Sunday morning there was a message on the answering machine from a neighboring rancher who said he'd found a dead goat in the middle of the pasture. Also several of his heifers had jumped fence and joined ranks with our cows. Apparently a German shepherd and pit bull were running loose but they got out of the fence and back over to the high school before the rancher had a chance to shoot them, sort of like bandits crossing the state line.
The goat was actually a black lamb, a breed of sheep from the Navaho that evidently look like goats. Everyone seems to think they're goats, anyway. The cows were sorted out easily but the bloodthirsty dogs remain at large.
With the icy rain pounding steel shed roofs, nothing to do but continue moving equipment and livestock here and there, my son and I have been planning an excursion across the Rockies through Mississippi to good old Indiana. Our future is open-ended, you might say. We have no idea where or even if we will be farming again. So with little else to do I sit around and harken back to that first autumn in California, a dozen or so years ago when the fellow, “Fly” and I got lost on the slopes of Hatchet Mountain.

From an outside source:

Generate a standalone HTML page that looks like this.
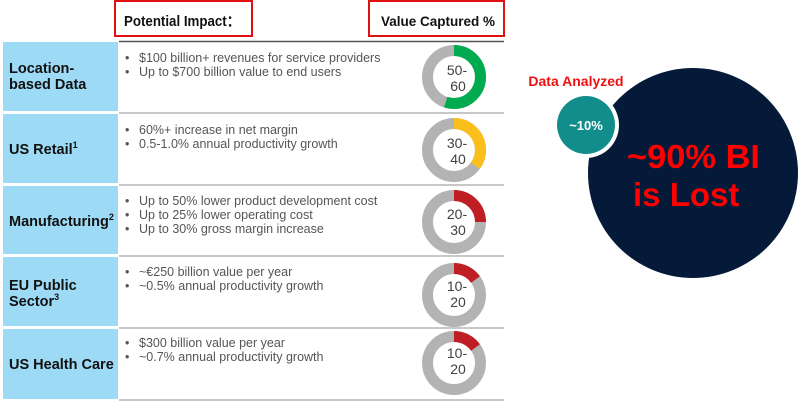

We'd passed the night snoring with the trimmers, sleeping bags unrolled over yoga mats on the hardwood floor. A mild case of panic, coupled with the excitement of being stretched out so close to the charming girl with the buzzed do. “Mirage” prevented me from sleeping more than a few seconds at a time, or so it seemed. Fly and I were technically captives, suspected rippers. The sun was burning through rising fog and the massive sliding glass doors that led to the solarium on the cabin's south exposure, so it was well towards noon by the time the other occupants started to stir.
“I can escort you boys back to the property line,” said the boss of this operation, the guy with the straight, sandy hair that put you in mind of a 70s rock band. He tossed me a crispy persimmon.
The only persimmons I'd tried up until then had been the wild ones that grow in the eastern deciduous forests and are mushy, mostly good for bread or pudding. This one was like an apple and really hit the spot where my guts were still recovering from their first encounter with tofu dogs, and while I waited for Fly to roll up his sleeping bag there was nothing to do but watch the cute trimmer girls emerge from their sacks like flowers blooming in the spring sun. I was sorry to be so abruptly saying Goodbye to Mirage.
“You want to hang to the west until you're back up there in the fir forest,” said the grower once we were back in our duds and wet hiking boots, climbing the slope. We came across the madrone where Fly's blonde dreads still dangled from a snag like a scalp. Near the somewhat mangled deer fence we stumbled upon the garbage bags stuffed with harvested buds that Fly and I had been trying to tote back to our boss's drying shed, and the grower could not resist inspecting the contents before sending us off. I almost saw his nose flair up when he assessed the merchandise. “Scrawny shit like that is hardly worth — what, did you grow it in full shade?”
The patch had been pretty shady, I assured the fellow, just glad to be absolved of suspicion. We tossed the bags over the fence and awkwardly climbed the wires next to a flimsy T-post, finally on our way back with the valuable wares.
“I really advise you guys to stay away from my neighbor. Old Man Kincaid watches his property like a hawk. The dude is aggro.”
“Good luck, boys.”
As we struggled up the incline, Fly clued me in on what “agro” means. From what he said, the word applies to people who eat red meat and probably chew tobacco, enjoy shooting firearms, and watch NFL games on Sundays.